Instructions to follow
Extract the opening line of the entries and every line after it, stopping at and including the line that contains "ax.set_xticklabels(periods)". Do not include pictures.

Supplied material

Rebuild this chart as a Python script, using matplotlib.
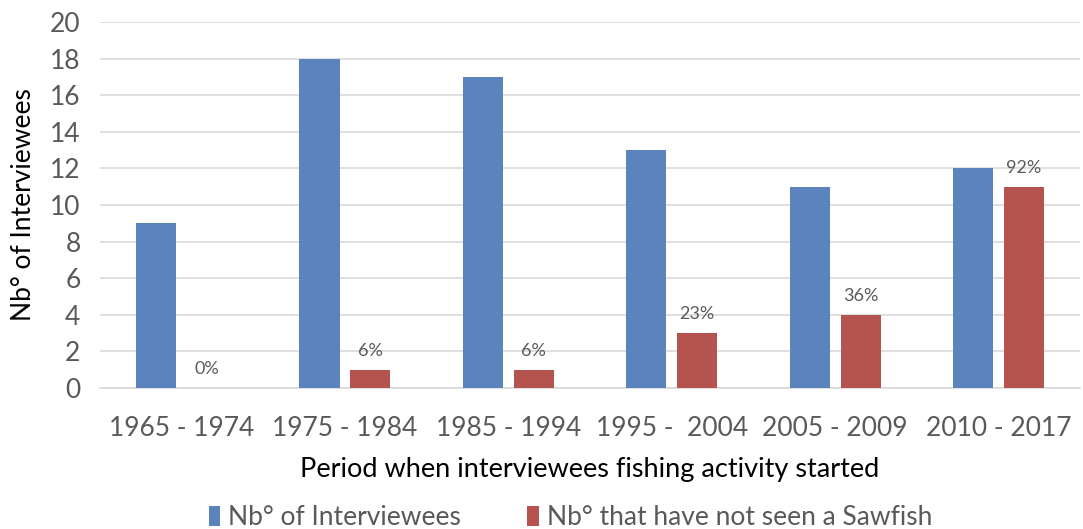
import numpy as np
import matplotlib.pyplot as plt

plt.rcParams['font.family'] = ['Lato', 'DejaVu Sans']

periods = ["1965 - 1974", "1975 - 1984", "1985 - 1994", "1995 -  2004", "2005 - 2009", "2010 - 2017"]
interviewees = [9, 18, 17, 13, 11, 12]
not_seen = [0, 1, 1, 3, 4, 11]
pct_labels = ["0%", "6%", "6%", "23%", "36%", "92%"]

blue = "#5b83bd"
red = "#b5534f"
grey = "#595959"

fig = plt.figure(figsize=(10.83, 5.29), dpi=100)
ax = fig.add_axes([0.0923, 0.2665, 0.905, 0.692])

x = np.arange(len(periods))
w = 0.245
off = 0.156
ax.bar(x - off, interviewees, w, color=blue, label="Nb° of Interviewees", zorder=3)
bars = ax.bar(x + off, not_seen, w, color=red, label="Nb° that have not seen a Sawfish", zorder=3)

for b, lab in zip(bars, pct_labels):
    ax.annotate(lab, (b.get_x() + b.get_width() / 2, b.get_height()),
                xytext=(0, 8), textcoords="offset points",
                ha="center", va="bottom", fontsize=13, color=grey)

ax.set_ylim(0, 20)
ax.set_xlim(-0.5, len(periods) - 0.5)
ax.set_yticks(range(0, 21, 2))
ax.yaxis.grid(True, color="#d9d9d9", linewidth=1.2, zorder=0)
for s in ["top", "right", "left"]:
    ax.spines[s].set_visible(False)
ax.spines["bottom"].set_color("#d9d9d9")
ax.spines["bottom"].set_linewidth(1.2)
ax.tick_params(length=0, labelsize=19, colors=grey, pad=14)
ax.tick_params(axis="x", pad=20)
ax.set_xticks(x)
ax.set_xticklabels(periods)

ax.set_ylabel("Nb° of Interviewees", fontsize=19, color="black", labelpad=10)
ax.set_xlabel("Period when interviewees fishing activity started", fontsize=19.5, color="black", labelpad=12)

ax.legend(loc="center", bbox_to_anchor=(0.48, -0.355), ncol=2, frameon=False,
          fontsize=19, labelcolor=grey, handlelength=0.45, handleheight=0.8,
          handletextpad=0.3, columnspacing=2.5)

fig.savefig("out.png", dpi=100)
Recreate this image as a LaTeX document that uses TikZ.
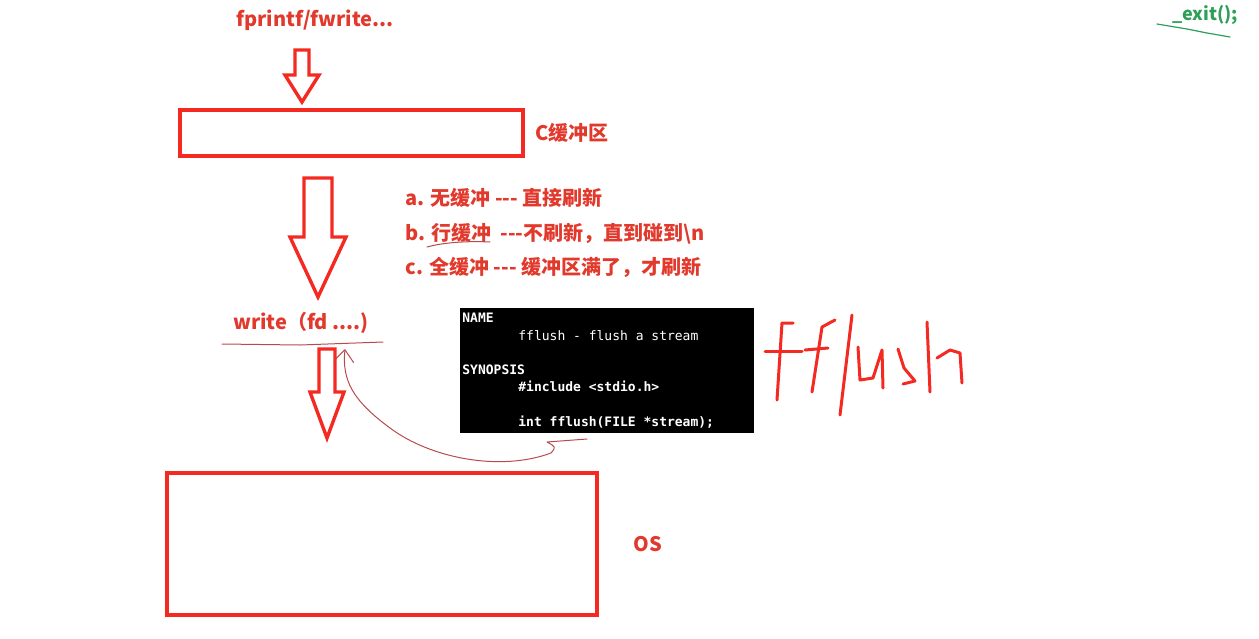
\documentclass[tikz,border=0pt]{standalone}
\usepackage{fontspec}
\setmainfont{Noto Sans CJK SC}
\newfontfamily\manfont{DejaVu Sans Mono}
\usepackage{tikz}
\usetikzlibrary{positioning,arrows.meta}
\definecolor{boxred}{HTML}{F42A22}
\definecolor{txtred}{HTML}{E2392D}
\definecolor{penred}{HTML}{B94A4C}
\definecolor{exitgreen}{HTML}{2E9F58}
\colorlet{scrawlred}{boxred}
\newcommand{\dashes}{-{}-{}-}
\tikzstyle{bufbox} = [
    draw=boxred,
    line width=2pt,
    rectangle,
    inner sep=0pt
    ]
\tikzstyle{lbl} = [
    text=txtred,
    font=\fontsize{10}{12}\selectfont\bfseries,
    inner sep=0pt
    ]
\tikzstyle{termbox} = [
    fill=black,
    rectangle,
    minimum width=147pt,
    minimum height=62.5pt,
    inner sep=0pt
    ]
\tikzstyle{termtext} = [
    text=white,
    font=\manfont\fontsize{6.5}{8.6}\selectfont,
    align=left,
    inner sep=0pt
    ]
\tikzstyle{arrowline} = [draw=boxred, line width=1.7pt, line join=miter]
\tikzstyle{pen} = [draw=penred, line width=0.5pt, line cap=round, line join=round]
\tikzstyle{scrawl} = [draw=scrawlred, line width=1.5pt, line cap=round, line join=round]
\newcommand{\hollowdown}[6]{% x, top, head start, tip, shaft half, head half
\draw[arrowline] (#1-#5,#2) -- (#1+#5,#2) -- (#1+#5,#3) -- (#1+#6,#3)
    -- (#1,#4) -- (#1-#6,#3) -- (#1-#5,#3) -- cycle;}

\begin{document}
\begin{tikzpicture}[x=0.5pt,y=-0.5pt]
\useasboundingbox (0,0) rectangle (1259,638);

\node[lbl] (fwrite) at (315,20) {fprintf/fwrite...};
\hollowdown{302}{50}{75}{102}{7}{17}

\node[bufbox, minimum width=171.5pt, minimum height=23pt] (cbuf) at (351.5,133) {};
\node[lbl, right=5pt of cbuf] (cbuflbl) {C缓冲区};

\hollowdown{318}{178}{237}{297}{14}{28}

\node[lbl, anchor=west] (modea) at (405,198) {a. 无缓冲 \dashes\ 直接刷新};
\node[lbl, anchor=west] (modeb) at (405,234) {b. 行缓冲 \ \dashes 不刷新，直到碰到\textbackslash n};
\node[lbl, anchor=west] (modec) at (405,267) {c. 全缓冲 \dashes\ 缓冲区满了，才刷新};
\draw[pen] (427,247) .. controls (445,242) and (470,241) .. (490,242);

\node[lbl] (write) at (301,323) {write（fd ....)};
\draw[pen] (222,344) -- (300,345) -- (383,342);

\hollowdown{327}{349}{392}{438}{8}{17}

\node[bufbox, minimum width=215pt, minimum height=71pt] (os) at (382,544) {};
\node[lbl, right=17pt of os] (oslbl) {OS};

% man page
\node[termbox] (man) at (607,370.5) {};
\node[termtext, anchor=north west] (mantext) at (462,313) {%
\textbf{NAME}\\
\hspace*{28pt}fflush - flush a stream\\[8.6pt]
\textbf{SYNOPSIS}\\
\hspace*{28pt}\textbf{\#include <stdio.h>}\\[8.6pt]
\hspace*{28pt}\textbf{int fflush(FILE *stream);}};

\coordinate (hookstart) at (587,439);
\coordinate (wrline) at (345,349);
\draw[pen, -{Straight Barb[length=6pt,width=10pt]}] (hookstart) -- (547,442)
    .. controls (556,447) .. (551,453)
    .. controls (500,472) and (430,458) .. (390,428)
    .. controls (352,400) and (342,380) .. (wrline);

% fflush
\draw[scrawl] (793,323) -- (782,323) -- (777,400);
\draw[scrawl] (765,351) -- (802,351);
\draw[scrawl] (835,320) -- (822,327) -- (812,392);
\draw[scrawl] (805,350) -- (828,348);
\draw[scrawl] (852,315) -- (840,415);
\draw[scrawl] (858,347) -- (860,380) -- (873,378) -- (882,350) -- (883,388);
\draw[scrawl] (898,349) -- (904,368) -- (915,381) -- (903,384);
\draw[scrawl] (927,322) -- (930,392);
\draw[scrawl] (937,358) -- (950,350) -- (960,353) -- (962,383);

\node[text=exitgreen, font=\fontsize{9}{11}\selectfont\bfseries, inner sep=0pt] (exit) at (1205,15) {\_exit();};
\draw[draw=exitgreen, line width=0.6pt, line cap=round] (1157,24) -- (1187,29) -- (1207,33) -- (1230,37);
\end{tikzpicture}
\end{document}
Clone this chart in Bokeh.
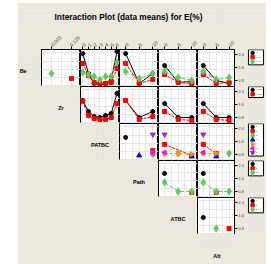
import math
from bokeh.plotting import figure
from bokeh.models import (Range1d, LinearAxis, FixedTicker, Label, Spacer,
                          ColumnDataSource, Row, Column)
from bokeh.core.properties import value
from bokeh.embed import file_html
from bokeh.resources import INLINE

# ---------------- data ----------------
TITLE = "Interaction Plot (data means) for E(%)"
ROW_FACTORS = ["Be", "Zr", "PATBC", "Path", "ATBC"]
COL_FACTORS = ["Zr", "PATBC", "Path", "ATBC", "Alt"]
BOTTOM_FACTOR = "Alt"

BE_LEVELS = ["0", "0.05", "0.10"]
ZR_LEVELS = ["0.003", "0.125"]
PATBC_LEVELS = ["0", "1", "2", "3", "4", "5", "6"]
PATH_LEVELS = ["0", "5", "10"]
ATBC_LEVELS = ["0", "5", "10"]
ALT_LEVELS = ["0", "5", "10"]

Y_TICKS = [0.8, 1.6, 2.4]

N = None
# rows: levels of the row factor; entries: levels of the column factor
BE_ZR = [[N, N], [N, 0.92], [1.23, N]]
BE_PATBC = [[2.46, 1.23, 0.62, 0.55, 0.62, 0.80, 2.58],
            [1.85, 1.10, 0.68, 0.62, 0.62, 0.68, 1.54],
            [1.29, 1.17, 1.05, 0.86, 1.05, 1.05, 1.91]]
BE_PATH = [[2.46, 0.62, 1.23], [1.85, 0.62, 0.86], [1.35, 0.92, 1.23]]
BE_ATBC = [[1.72, 0.68, 0.74], [1.17, 0.68, 0.62], [1.35, 0.98, 0.80]]
BE_ALT = [[1.72, 0.80, 0.62], [1.17, 0.62, 0.68], [1.35, 0.86, 0.98]]

ZR_PATBC = [[1.85, 1.17, 0.86, 0.80, 0.92, 1.05, 2.28],
            [1.80, 0.92, 0.74, 0.68, 0.68, 0.80, 1.66]]
ZR_PATH = [[1.85, 0.80, 1.17], [1.85, 0.68, 0.86]]
ZR_ATBC = [[1.66, 0.80, 0.80], [1.17, 0.68, 0.62]]
ZR_ALT = [[1.66, 0.80, 0.80], [1.17, 0.68, 0.62]]

PATBC_PATH = [[1.85, N, N], [N, N, 1.05], [N, N, 0.82], [N, 0.74, N],
              [N, N, 0.86], [N, N, 0.88], [N, N, 2.03]]
PATBC_ATBC = [[N, N, N], [1.42, N, 0.74], [N, 0.86, N], [N, N, 0.68],
              [0.86, 0.86, 0.82], [0.92, N, N], [2.03, N, N]]
PATBC_ALT = [[N, N, N], [1.42, 0.86, N], [N, N, 0.86], [N, 0.68, N],
             [0.86, 0.86, N], [0.92, N, N], [2.03, N, N]]

PATH_ATBC = [[1.91, N, N], [N, N, 0.74], [1.35, 0.80, 0.80]]
PATH_ALT = [[1.91, N, N], [N, 0.74, N], [1.35, 0.80, 0.80]]

ATBC_ALT = [[1.48, N, N], [N, N, 0.80], [N, 0.80, N]]

LEVELS = {"Be": BE_LEVELS, "Zr": ZR_LEVELS, "PATBC": PATBC_LEVELS,
          "Path": PATH_LEVELS, "ATBC": ATBC_LEVELS, "Alt": ALT_LEVELS}
DATA = {(0, 0): BE_ZR, (0, 1): BE_PATBC, (0, 2): BE_PATH, (0, 3): BE_ATBC, (0, 4): BE_ALT,
        (1, 1): ZR_PATBC, (1, 2): ZR_PATH, (1, 3): ZR_ATBC, (1, 4): ZR_ALT,
        (2, 2): PATBC_PATH, (2, 3): PATBC_ATBC, (2, 4): PATBC_ALT,
        (3, 3): PATH_ATBC, (3, 4): PATH_ALT,
        (4, 4): ATBC_ALT}

# ---------------- style ----------------
BEIGE = "#ECE8DC"
COLORS = ["black", "#FF0000", "#5EC95E", "#0000FF", "#FF8C00", "#FF00FF", "#8A2BE2"]
MARKERS = [("circle", 0, 4), ("square", 0, 4), ("diamond", 0, 7), ("triangle", 0, 5),
           ("triangle", -math.pi / 2, 5), ("triangle", math.pi / 2, 5),
           ("inverted_triangle", 0, 5)]
DASHES = ["solid", "3 1", "4 2", "1 1", "3 2", "2 1", "5 2"]
CW, RH, TH, LW = 39, 37, 22, 23
AXW, LGW = 11, 19          # right axis band, legend band
TITLE_H, BOTTOM_H = 24, 30
XR = {2: (0.5, 2.45), 7: (0.6, 7.45), 3: (0.55, 3.42)}
YR = (0.43, 2.71)
LG_ROW_PX = 4.3            # legend entry pitch in pixels
LG_TOP = 0.81              # first entry centre, in entries from frame top


def bare_fig(w, h, top=0, right=0, bg=BEIGE, outline=None, xr=(0, 1), yr=(0, 1)):
    return figure(width=w, height=h, x_range=Range1d(*xr), y_range=Range1d(*yr),
                  output_backend="svg", toolbar_location=None,
                  x_axis_location=None, y_axis_location=None,
                  min_border=0, min_border_left=0, min_border_bottom=0,
                  min_border_right=right, min_border_top=top,
                  background_fill_color=bg, border_fill_color=BEIGE,
                  outline_line_color=outline, outline_line_width=1)


def add_series(p, i, xs, ys, with_line=True, shrink=1.0):
    src = ColumnDataSource(dict(x=xs, y=ys))
    if with_line and len(xs) > 1:
        p.line("x", "y", source=src, line_color=COLORS[i], line_dash=DASHES[i], line_width=1)
    m, ang, sz = MARKERS[i]
    return p.scatter("x", "y", source=src, marker=m, angle=ang, size=sz * shrink,
                     fill_color=COLORS[i], line_color=COLORS[i])


def panel(r, c):
    top = r == 0
    right = c == 4
    nx = len(LEVELS[COL_FACTORS[c]])
    p = bare_fig(CW + (AXW if right else 0), RH + (TH if top else 0),
                 top=TH if top else 0, right=AXW if right else 0,
                 bg="white", outline="black", xr=XR[nx], yr=YR)
    for i, vals in enumerate(DATA[(r, c)]):
        xs = [k + 1 for k, v in enumerate(vals) if v is not None]
        ys = [v for v in vals if v is not None]
        add_series(p, i, xs, ys)
    if top:
        labs = LEVELS[COL_FACTORS[c]]
        ax = LinearAxis(ticker=FixedTicker(ticks=list(range(1, nx + 1))),
                        major_label_overrides={k + 1: s for k, s in enumerate(labs)},
                        major_label_orientation=math.pi / 4,
                        major_label_text_font_size="5px", major_label_standoff=1,
                        major_label_text_color="#444444",
                        major_tick_in=0, major_tick_out=3,
                        minor_tick_in=0, minor_tick_out=0,
                        axis_line_color="black", major_tick_line_color="black")
        p.add_layout(ax, "above")
    if right:
        ay = LinearAxis(ticker=FixedTicker(ticks=Y_TICKS),
                        major_label_text_font_size="4px", major_label_standoff=1,
                        major_tick_in=0, major_tick_out=3,
                        minor_tick_in=0, minor_tick_out=0,
                        axis_line_color="black")
        p.add_layout(ay, "right")
    return p


def legend_cell(r):
    """Key of the row factor's levels, drawn on its own small scale (one unit per level)."""
    top = r == 0
    span = RH / LG_ROW_PX
    p = bare_fig(LGW, RH + (TH if top else 0), top=TH if top else 0,
                 yr=(span - LG_TOP, -LG_TOP))
    labs = LEVELS[ROW_FACTORS[r]]
    n = len(labs)
    p.quad(left=[0.05], right=[0.84], top=[-LG_TOP + 0.05], bottom=[n - 1 + LG_TOP - 0.05],
           fill_color="white", line_color="black", line_width=1)
    for i in range(n):
        add_series(p, i, [0.27], [i], with_line=False, shrink=0.85)
    p.text(x=[0.45] * n, y=list(range(n)), text=labs, text_font_size="2.5px",
           text_baseline="middle", text_align="left", text_color="#555555",
           text_font=value("Liberation Sans"))
    return p


def label_cell(text, w, h, top=0, x=0.5, align="center", y=0.42):
    p = bare_fig(w, h, top=top)
    p.add_layout(Label(x=x, y=y, text=text, text_align=align, text_baseline="middle",
                       text_font_size="5.5px", text_font_style="bold",
                       text_font="Liberation Sans", text_color="black"))
    return p


BG = {"background-color": BEIGE}
TOTAL_W = LW + 5 * CW + AXW + LGW

title_fig = bare_fig(TOTAL_W, TITLE_H)
title_fig.add_layout(Label(x=110, x_units="screen", y=0.42, text=TITLE, text_align="center",
                           text_baseline="middle", text_font_size="8.3px", text_font_style="bold",
                           text_font="Liberation Sans", text_color="black"))

rows = [title_fig]
r0 = [label_cell(ROW_FACTORS[0], LW, RH + TH, top=TH, x=0.05, align="left")]
r0 += [panel(0, c) for c in range(5)]
r0.append(legend_cell(0))
rows.append(Row(children=r0, spacing=0))
for r in range(1, 5):
    kids = [Spacer(width=LW + (r - 1) * CW, height=RH, styles=BG),
            label_cell(ROW_FACTORS[r], CW, RH)]
    kids += [panel(r, c) for c in range(r, 5)]
    kids.append(legend_cell(r))
    rows.append(Row(children=kids, spacing=0))
rows.append(Row(children=[Spacer(width=LW + 4 * CW, height=BOTTOM_H, styles=BG),
                          label_cell(BOTTOM_FACTOR, CW, BOTTOM_H, y=0.3),
                          Spacer(width=AXW + LGW, height=BOTTOM_H, styles=BG)], spacing=0))

main = Column(children=rows, spacing=0, styles=BG)
main_h = TITLE_H + TH + 5 * RH + BOTTOM_H
page = Column(children=[Spacer(width=18 + TOTAL_W, height=3),
                        Row(children=[Spacer(width=18, height=main_h), main], spacing=0)],
              spacing=0)

open("out.html", "w").write(file_html(page, INLINE))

Exercise response
Rebuild this chart as a Python script, using matplotlib.
import numpy as np
import matplotlib.pyplot as plt

plt.rcParams['font.family'] = ['Lato', 'DejaVu Sans']

periods = ["1965 - 1974", "1975 - 1984", "1985 - 1994", "1995 -  2004", "2005 - 2009", "2010 - 2017"]
interviewees = [9, 18, 17, 13, 11, 12]
not_seen = [0, 1, 1, 3, 4, 11]
pct_labels = ["0%", "6%", "6%", "23%", "36%", "92%"]

blue = "#5b83bd"
red = "#b5534f"
grey = "#595959"

fig = plt.figure(figsize=(10.83, 5.29), dpi=100)
ax = fig.add_axes([0.0923, 0.2665, 0.905, 0.692])

x = np.arange(len(periods))
w = 0.245
off = 0.156
ax.bar(x - off, interviewees, w, color=blue, label="Nb° of Interviewees", zorder=3)
bars = ax.bar(x + off, not_seen, w, color=red, label="Nb° that have not seen a Sawfish", zorder=3)

for b, lab in zip(bars, pct_labels):
    ax.annotate(lab, (b.get_x() + b.get_width() / 2, b.get_height()),
                xytext=(0, 8), textcoords="offset points",
                ha="center", va="bottom", fontsize=13, color=grey)

ax.set_ylim(0, 20)
ax.set_xlim(-0.5, len(periods) - 0.5)
ax.set_yticks(range(0, 21, 2))
ax.yaxis.grid(True, color="#d9d9d9", linewidth=1.2, zorder=0)
for s in ["top", "right", "left"]:
    ax.spines[s].set_visible(False)
ax.spines["bottom"].set_color("#d9d9d9")
ax.spines["bottom"].set_linewidth(1.2)
ax.tick_params(length=0, labelsize=19, colors=grey, pad=14)
ax.tick_params(axis="x", pad=20)
ax.set_xticks(x)
ax.set_xticklabels(periods)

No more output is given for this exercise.